-- START Raw records --

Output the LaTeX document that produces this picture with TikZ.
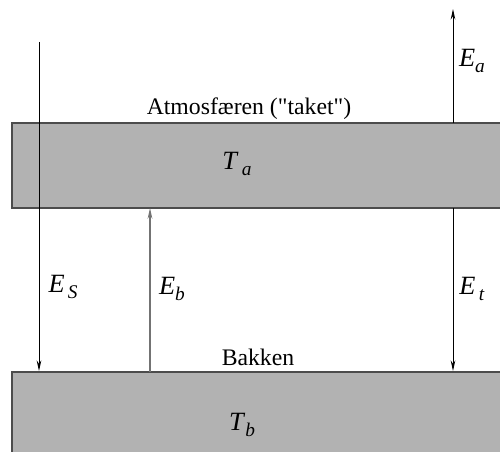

-- END Raw records --
-- START Raw records --

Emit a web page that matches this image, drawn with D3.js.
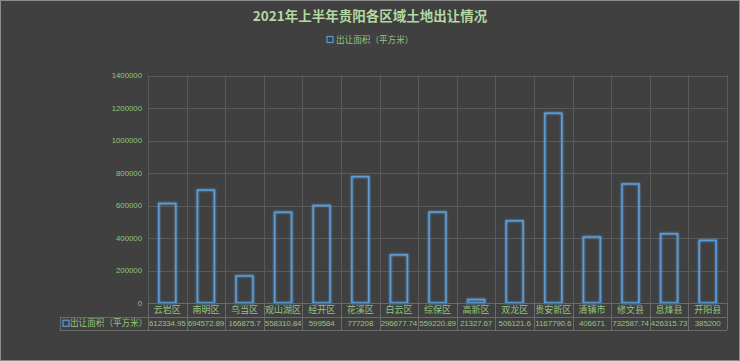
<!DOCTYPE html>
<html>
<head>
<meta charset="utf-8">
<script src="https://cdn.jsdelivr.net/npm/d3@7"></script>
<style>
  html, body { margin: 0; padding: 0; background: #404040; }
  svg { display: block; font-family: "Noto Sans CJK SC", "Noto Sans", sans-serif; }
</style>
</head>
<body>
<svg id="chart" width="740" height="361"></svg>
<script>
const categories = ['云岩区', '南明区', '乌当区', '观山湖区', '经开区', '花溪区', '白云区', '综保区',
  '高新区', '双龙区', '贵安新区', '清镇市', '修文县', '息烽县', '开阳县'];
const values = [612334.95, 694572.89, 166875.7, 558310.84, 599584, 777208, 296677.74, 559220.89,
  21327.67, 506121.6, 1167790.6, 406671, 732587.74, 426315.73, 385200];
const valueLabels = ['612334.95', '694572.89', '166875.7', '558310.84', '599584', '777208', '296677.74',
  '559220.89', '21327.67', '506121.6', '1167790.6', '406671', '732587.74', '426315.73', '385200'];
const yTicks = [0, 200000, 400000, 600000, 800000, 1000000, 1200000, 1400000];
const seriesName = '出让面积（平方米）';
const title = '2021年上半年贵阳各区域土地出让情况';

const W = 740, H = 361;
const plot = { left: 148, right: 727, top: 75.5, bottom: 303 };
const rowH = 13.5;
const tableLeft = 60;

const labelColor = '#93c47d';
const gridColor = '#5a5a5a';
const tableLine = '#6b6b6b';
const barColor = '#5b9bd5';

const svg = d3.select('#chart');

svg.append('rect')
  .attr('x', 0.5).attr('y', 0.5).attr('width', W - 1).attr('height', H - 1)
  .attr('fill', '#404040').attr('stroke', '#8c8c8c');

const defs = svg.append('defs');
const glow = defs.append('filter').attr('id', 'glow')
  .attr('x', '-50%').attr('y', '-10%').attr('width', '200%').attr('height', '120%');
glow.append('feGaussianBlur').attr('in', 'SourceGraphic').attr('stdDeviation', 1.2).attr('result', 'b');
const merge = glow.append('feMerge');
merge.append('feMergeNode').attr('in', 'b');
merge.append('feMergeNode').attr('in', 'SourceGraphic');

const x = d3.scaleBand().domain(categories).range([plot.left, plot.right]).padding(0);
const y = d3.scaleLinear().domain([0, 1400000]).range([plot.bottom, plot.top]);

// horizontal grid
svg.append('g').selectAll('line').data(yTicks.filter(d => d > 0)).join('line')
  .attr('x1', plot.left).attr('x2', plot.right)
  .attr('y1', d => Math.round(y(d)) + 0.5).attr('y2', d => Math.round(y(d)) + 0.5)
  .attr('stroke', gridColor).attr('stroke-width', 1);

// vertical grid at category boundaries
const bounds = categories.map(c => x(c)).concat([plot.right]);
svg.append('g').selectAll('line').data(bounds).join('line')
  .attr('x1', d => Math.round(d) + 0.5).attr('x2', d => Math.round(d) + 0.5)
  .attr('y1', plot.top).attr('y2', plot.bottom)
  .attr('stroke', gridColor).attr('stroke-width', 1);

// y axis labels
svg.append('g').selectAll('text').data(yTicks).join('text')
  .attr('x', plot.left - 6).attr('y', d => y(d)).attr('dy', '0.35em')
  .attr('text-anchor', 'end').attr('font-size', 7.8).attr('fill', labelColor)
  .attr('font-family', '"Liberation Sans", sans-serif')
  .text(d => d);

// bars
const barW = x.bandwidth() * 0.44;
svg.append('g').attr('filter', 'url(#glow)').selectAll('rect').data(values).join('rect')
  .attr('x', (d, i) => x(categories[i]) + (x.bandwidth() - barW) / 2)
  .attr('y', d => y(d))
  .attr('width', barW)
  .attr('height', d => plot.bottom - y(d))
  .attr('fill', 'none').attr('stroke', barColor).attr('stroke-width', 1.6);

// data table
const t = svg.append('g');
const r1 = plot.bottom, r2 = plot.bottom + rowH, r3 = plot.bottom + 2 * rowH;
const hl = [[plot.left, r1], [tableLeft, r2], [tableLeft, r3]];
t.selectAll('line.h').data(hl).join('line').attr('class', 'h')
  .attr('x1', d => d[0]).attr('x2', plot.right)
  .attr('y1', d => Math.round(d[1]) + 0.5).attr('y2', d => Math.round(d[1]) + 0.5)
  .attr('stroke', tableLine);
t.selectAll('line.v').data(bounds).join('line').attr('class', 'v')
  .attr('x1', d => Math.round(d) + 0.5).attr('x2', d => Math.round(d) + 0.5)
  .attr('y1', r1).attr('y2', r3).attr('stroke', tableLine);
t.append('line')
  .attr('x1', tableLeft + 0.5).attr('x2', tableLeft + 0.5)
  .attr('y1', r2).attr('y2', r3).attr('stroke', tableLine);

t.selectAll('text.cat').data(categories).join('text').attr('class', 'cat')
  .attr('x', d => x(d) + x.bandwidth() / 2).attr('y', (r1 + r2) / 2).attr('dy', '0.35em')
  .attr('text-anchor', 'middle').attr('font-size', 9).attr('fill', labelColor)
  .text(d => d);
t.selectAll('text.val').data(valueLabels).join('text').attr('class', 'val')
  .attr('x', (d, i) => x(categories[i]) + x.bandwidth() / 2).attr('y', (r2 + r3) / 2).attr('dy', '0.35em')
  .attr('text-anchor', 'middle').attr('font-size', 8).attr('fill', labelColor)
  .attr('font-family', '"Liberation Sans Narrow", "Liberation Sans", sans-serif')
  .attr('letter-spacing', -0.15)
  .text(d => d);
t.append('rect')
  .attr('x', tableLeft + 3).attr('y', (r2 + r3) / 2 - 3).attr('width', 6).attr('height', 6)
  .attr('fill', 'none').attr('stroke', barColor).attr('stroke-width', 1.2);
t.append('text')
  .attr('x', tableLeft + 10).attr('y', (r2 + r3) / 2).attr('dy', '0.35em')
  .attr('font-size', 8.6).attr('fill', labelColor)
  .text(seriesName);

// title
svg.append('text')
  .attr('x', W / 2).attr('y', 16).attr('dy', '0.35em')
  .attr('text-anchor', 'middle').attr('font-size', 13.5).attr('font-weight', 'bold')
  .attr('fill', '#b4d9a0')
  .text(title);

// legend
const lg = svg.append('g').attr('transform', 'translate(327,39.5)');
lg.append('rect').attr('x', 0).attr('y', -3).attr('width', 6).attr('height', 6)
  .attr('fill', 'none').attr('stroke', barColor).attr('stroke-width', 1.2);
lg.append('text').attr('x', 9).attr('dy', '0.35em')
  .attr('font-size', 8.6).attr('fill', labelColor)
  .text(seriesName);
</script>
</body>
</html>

-- END Raw records --
-- START Raw records --

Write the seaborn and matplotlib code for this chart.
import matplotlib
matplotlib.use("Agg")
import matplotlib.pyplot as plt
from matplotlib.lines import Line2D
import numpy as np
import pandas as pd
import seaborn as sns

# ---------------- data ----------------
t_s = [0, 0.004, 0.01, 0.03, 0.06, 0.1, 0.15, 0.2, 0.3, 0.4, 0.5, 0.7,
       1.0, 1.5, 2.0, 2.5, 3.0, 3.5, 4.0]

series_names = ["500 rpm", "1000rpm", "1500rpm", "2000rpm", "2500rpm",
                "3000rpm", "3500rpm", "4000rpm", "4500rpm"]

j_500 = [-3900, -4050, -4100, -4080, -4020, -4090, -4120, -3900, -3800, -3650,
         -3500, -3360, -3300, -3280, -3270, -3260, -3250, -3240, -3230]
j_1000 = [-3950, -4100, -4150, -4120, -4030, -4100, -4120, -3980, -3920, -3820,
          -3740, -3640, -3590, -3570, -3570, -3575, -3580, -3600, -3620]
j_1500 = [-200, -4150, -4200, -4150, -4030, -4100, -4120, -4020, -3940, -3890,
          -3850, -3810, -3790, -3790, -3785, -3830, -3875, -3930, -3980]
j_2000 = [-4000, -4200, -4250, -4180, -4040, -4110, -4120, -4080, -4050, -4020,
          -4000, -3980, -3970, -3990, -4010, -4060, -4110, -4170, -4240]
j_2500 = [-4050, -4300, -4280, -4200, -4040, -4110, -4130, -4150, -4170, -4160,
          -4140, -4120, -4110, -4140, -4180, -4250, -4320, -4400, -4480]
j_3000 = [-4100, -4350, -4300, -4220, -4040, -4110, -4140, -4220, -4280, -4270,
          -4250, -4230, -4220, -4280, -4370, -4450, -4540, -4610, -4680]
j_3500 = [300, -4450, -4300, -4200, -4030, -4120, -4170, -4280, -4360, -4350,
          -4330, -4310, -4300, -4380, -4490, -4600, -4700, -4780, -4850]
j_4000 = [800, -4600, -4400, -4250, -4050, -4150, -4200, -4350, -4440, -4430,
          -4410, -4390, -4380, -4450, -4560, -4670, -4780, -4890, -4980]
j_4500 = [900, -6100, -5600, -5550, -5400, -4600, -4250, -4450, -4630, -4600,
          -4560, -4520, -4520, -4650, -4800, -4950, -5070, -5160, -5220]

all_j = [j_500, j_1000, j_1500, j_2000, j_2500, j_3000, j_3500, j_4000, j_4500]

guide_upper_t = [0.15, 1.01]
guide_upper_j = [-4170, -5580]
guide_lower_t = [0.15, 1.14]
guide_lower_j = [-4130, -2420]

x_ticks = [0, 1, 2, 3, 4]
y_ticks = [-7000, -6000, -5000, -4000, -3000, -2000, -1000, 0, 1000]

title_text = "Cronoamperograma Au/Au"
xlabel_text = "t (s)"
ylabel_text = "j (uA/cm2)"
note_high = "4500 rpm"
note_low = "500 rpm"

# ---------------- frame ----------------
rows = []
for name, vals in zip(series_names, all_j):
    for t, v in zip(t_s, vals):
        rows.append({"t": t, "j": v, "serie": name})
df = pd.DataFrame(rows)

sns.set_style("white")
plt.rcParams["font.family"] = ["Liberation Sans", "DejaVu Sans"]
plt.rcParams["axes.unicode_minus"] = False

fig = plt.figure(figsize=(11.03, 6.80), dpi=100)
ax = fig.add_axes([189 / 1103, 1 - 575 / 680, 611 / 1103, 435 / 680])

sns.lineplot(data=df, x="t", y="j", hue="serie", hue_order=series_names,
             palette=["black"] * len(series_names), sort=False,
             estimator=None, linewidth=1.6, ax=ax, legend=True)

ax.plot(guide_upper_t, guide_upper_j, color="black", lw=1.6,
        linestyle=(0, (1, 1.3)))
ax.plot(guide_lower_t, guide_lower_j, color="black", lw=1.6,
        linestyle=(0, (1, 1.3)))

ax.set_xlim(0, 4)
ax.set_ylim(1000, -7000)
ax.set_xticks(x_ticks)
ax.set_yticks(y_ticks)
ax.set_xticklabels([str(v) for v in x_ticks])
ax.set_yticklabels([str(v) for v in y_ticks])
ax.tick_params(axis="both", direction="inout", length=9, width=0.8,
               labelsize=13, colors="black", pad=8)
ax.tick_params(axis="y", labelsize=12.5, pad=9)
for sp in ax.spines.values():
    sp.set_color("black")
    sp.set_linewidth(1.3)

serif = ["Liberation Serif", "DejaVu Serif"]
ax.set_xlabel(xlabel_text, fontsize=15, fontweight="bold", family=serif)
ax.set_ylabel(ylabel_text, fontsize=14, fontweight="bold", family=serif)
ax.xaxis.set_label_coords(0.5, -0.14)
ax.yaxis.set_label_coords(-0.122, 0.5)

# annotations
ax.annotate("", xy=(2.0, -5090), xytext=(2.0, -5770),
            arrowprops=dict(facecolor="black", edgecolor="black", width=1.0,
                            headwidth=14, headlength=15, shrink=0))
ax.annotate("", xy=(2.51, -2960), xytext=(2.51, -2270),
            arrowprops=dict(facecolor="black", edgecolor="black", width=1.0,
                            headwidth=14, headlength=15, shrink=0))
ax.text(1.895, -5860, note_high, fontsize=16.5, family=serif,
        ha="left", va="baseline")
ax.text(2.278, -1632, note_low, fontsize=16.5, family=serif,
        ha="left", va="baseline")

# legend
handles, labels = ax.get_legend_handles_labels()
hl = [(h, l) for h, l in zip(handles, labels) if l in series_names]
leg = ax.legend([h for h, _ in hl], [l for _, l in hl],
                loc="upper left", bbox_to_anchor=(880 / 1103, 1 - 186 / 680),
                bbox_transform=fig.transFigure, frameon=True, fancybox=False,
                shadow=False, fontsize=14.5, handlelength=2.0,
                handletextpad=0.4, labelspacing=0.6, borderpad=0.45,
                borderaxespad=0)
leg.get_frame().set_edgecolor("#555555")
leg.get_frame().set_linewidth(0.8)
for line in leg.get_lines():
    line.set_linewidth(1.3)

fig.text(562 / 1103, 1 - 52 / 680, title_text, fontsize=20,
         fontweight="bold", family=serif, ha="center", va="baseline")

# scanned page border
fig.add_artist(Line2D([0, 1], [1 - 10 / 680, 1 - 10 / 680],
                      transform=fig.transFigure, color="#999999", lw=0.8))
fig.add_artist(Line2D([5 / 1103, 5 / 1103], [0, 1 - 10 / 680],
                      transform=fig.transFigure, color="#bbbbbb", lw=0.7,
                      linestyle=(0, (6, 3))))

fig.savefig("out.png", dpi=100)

-- END Raw records --

### Exercise
Return each line in the records that holds the string "seaborn".

### Solution to the exercise
Write the seaborn and matplotlib code for this chart.
import seaborn as sns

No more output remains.